§ Written task
Your output is the lines from the first one to the one containing "0.80, 0.85, 0.90, 0.95, 1.00];", repeated exactly, with images left out.

§ Information provided
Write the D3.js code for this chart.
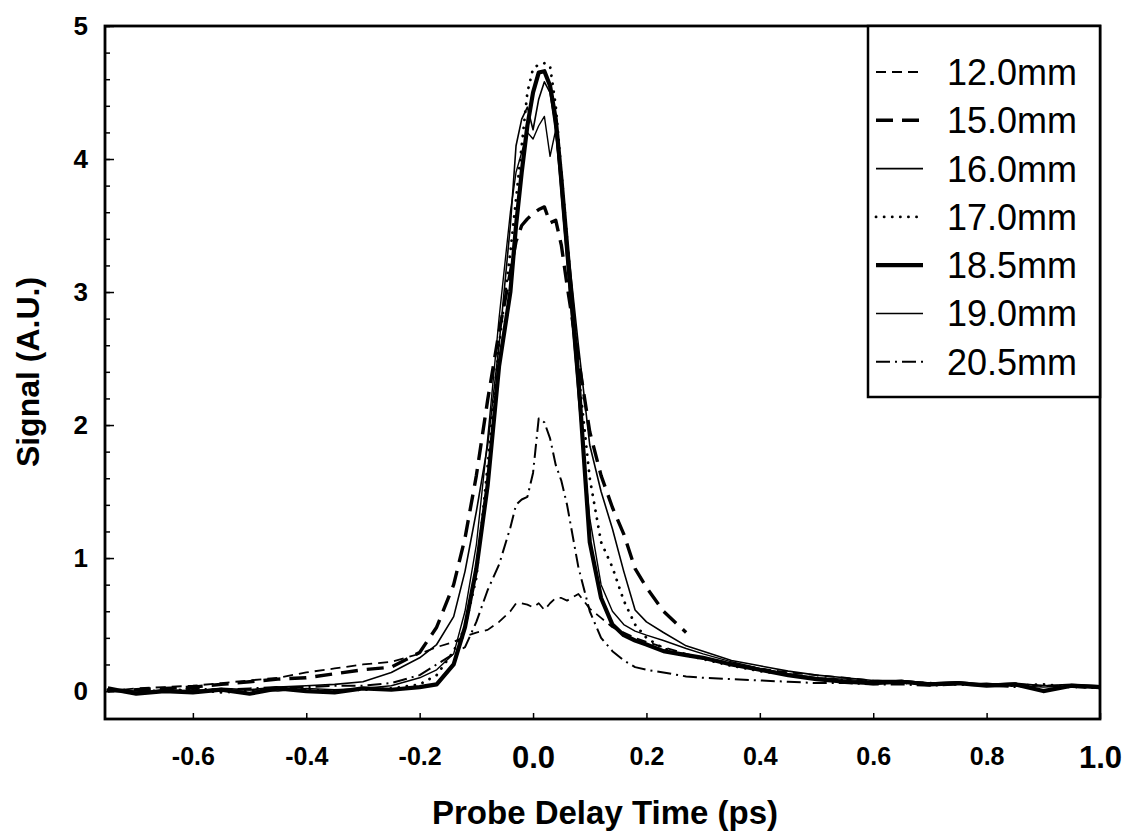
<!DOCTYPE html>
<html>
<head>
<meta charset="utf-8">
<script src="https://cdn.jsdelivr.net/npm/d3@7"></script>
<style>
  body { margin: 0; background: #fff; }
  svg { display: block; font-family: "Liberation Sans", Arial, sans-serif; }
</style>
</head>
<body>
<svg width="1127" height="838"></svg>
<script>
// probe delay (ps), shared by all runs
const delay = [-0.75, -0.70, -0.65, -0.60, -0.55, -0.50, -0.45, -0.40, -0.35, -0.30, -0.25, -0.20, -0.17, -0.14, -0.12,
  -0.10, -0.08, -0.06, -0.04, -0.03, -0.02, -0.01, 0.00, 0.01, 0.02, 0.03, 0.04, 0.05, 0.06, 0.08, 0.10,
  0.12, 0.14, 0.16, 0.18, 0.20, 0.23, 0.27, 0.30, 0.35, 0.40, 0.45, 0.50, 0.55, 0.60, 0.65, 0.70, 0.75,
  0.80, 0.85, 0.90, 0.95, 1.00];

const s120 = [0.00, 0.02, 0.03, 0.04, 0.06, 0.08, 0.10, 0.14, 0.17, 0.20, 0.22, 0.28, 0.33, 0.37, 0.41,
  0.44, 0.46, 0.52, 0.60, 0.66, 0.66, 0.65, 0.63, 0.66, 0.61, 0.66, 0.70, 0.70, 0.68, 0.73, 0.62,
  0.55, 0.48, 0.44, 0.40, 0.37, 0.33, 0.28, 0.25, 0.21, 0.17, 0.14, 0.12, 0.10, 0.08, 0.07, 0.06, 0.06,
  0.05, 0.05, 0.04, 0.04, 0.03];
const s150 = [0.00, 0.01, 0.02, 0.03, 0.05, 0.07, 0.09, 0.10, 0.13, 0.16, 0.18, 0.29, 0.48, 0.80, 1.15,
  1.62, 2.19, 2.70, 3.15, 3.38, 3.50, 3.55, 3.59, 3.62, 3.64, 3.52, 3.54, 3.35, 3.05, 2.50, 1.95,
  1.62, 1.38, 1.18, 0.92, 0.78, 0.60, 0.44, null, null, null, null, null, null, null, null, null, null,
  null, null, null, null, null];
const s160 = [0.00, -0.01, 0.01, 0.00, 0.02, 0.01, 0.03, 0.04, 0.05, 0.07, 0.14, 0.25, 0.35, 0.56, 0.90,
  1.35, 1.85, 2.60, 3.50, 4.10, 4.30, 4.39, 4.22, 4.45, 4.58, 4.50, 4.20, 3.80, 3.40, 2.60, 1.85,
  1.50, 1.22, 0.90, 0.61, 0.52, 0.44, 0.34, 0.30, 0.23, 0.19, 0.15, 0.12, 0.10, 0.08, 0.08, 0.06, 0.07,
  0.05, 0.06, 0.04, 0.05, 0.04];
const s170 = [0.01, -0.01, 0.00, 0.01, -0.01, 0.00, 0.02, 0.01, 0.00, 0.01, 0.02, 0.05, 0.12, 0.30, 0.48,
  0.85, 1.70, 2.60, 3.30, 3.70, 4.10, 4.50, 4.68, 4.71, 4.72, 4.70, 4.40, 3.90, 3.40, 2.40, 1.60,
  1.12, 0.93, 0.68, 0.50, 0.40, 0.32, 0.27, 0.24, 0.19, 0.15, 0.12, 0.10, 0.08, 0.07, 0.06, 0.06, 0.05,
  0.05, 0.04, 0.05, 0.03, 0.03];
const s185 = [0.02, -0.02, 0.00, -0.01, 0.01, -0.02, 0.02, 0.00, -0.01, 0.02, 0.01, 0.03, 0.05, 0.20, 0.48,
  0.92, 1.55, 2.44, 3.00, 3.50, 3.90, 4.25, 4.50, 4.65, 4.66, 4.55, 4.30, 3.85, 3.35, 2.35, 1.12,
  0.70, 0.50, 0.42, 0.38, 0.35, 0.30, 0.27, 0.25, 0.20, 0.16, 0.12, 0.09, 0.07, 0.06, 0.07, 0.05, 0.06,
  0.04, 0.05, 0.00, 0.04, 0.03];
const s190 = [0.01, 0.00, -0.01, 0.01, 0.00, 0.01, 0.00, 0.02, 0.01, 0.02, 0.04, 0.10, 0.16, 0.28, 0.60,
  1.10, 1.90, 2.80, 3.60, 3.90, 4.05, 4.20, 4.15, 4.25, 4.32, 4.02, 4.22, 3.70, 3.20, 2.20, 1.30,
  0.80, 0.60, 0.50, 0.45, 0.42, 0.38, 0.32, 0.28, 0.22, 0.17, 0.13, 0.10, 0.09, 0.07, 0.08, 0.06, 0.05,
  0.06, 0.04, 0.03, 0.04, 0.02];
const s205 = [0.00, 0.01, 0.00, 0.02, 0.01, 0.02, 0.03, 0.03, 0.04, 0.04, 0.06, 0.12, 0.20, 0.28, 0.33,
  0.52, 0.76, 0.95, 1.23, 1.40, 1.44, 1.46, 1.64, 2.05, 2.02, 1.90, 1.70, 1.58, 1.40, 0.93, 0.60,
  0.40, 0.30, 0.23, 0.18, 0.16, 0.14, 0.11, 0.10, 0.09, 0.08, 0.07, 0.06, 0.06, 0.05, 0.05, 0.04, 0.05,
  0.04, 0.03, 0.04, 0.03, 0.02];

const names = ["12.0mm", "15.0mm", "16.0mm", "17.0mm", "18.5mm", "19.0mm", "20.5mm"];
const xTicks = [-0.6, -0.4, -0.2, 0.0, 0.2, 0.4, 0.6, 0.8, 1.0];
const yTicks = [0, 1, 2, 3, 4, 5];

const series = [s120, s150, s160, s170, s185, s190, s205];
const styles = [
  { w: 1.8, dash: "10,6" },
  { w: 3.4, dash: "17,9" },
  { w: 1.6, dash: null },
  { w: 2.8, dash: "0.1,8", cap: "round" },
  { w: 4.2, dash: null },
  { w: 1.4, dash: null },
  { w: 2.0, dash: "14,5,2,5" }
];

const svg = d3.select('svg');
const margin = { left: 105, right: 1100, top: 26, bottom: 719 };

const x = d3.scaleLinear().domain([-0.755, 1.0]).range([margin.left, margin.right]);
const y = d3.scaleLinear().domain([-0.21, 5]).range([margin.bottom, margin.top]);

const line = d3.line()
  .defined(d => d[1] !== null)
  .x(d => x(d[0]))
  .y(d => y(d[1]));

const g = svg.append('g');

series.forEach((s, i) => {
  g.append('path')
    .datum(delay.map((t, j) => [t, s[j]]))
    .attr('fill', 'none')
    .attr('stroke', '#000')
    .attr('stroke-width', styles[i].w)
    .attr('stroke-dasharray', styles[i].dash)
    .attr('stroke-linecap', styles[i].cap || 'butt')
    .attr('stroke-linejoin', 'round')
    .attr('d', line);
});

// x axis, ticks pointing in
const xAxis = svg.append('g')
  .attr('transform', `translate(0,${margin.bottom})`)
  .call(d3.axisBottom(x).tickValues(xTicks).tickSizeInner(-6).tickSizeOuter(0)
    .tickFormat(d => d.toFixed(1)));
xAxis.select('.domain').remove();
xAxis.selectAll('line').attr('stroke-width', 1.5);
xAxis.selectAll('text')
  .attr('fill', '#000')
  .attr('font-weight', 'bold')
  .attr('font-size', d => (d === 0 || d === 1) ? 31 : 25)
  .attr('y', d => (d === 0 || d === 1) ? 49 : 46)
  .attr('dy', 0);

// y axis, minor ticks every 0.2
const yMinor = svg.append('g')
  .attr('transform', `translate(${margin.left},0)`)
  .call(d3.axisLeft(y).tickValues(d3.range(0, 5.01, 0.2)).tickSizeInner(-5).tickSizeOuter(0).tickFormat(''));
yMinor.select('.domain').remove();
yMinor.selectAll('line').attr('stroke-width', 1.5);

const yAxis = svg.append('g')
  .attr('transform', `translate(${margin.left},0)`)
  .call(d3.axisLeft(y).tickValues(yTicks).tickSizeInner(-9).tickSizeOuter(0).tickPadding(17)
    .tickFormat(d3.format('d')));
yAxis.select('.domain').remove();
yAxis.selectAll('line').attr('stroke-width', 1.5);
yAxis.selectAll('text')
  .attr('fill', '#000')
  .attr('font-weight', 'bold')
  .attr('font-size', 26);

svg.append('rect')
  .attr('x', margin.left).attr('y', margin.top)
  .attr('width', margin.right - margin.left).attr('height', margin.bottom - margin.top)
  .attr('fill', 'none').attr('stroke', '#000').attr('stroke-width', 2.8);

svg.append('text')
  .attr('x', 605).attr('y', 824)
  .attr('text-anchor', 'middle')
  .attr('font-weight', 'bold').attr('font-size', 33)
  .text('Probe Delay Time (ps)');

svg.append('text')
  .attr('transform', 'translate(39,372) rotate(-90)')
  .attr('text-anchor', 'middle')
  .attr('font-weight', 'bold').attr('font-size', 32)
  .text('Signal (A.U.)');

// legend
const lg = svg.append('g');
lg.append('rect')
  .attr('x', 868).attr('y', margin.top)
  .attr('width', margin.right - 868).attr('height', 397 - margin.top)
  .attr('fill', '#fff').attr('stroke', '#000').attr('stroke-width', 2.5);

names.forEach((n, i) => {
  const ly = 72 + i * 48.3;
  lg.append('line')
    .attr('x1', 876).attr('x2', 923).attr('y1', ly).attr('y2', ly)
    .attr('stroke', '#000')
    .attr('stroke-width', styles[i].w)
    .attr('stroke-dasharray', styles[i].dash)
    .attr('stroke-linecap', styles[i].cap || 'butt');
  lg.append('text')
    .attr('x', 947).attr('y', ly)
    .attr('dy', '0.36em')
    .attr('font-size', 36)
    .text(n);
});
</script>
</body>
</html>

§ Task result
Write the D3.js code for this chart.
<!DOCTYPE html>
<html>
<head>
<meta charset="utf-8">
<script src="https://cdn.jsdelivr.net/npm/d3@7"></script>
<style>
  body { margin: 0; background: #fff; }
  svg { display: block; font-family: "Liberation Sans", Arial, sans-serif; }
</style>
</head>
<body>
<svg width="1127" height="838"></svg>
<script>
// probe delay (ps), shared by all runs
const delay = [-0.75, -0.70, -0.65, -0.60, -0.55, -0.50, -0.45, -0.40, -0.35, -0.30, -0.25, -0.20, -0.17, -0.14, -0.12,
  -0.10, -0.08, -0.06, -0.04, -0.03, -0.02, -0.01, 0.00, 0.01, 0.02, 0.03, 0.04, 0.05, 0.06, 0.08, 0.10,
  0.12, 0.14, 0.16, 0.18, 0.20, 0.23, 0.27, 0.30, 0.35, 0.40, 0.45, 0.50, 0.55, 0.60, 0.65, 0.70, 0.75,
  0.80, 0.85, 0.90, 0.95, 1.00];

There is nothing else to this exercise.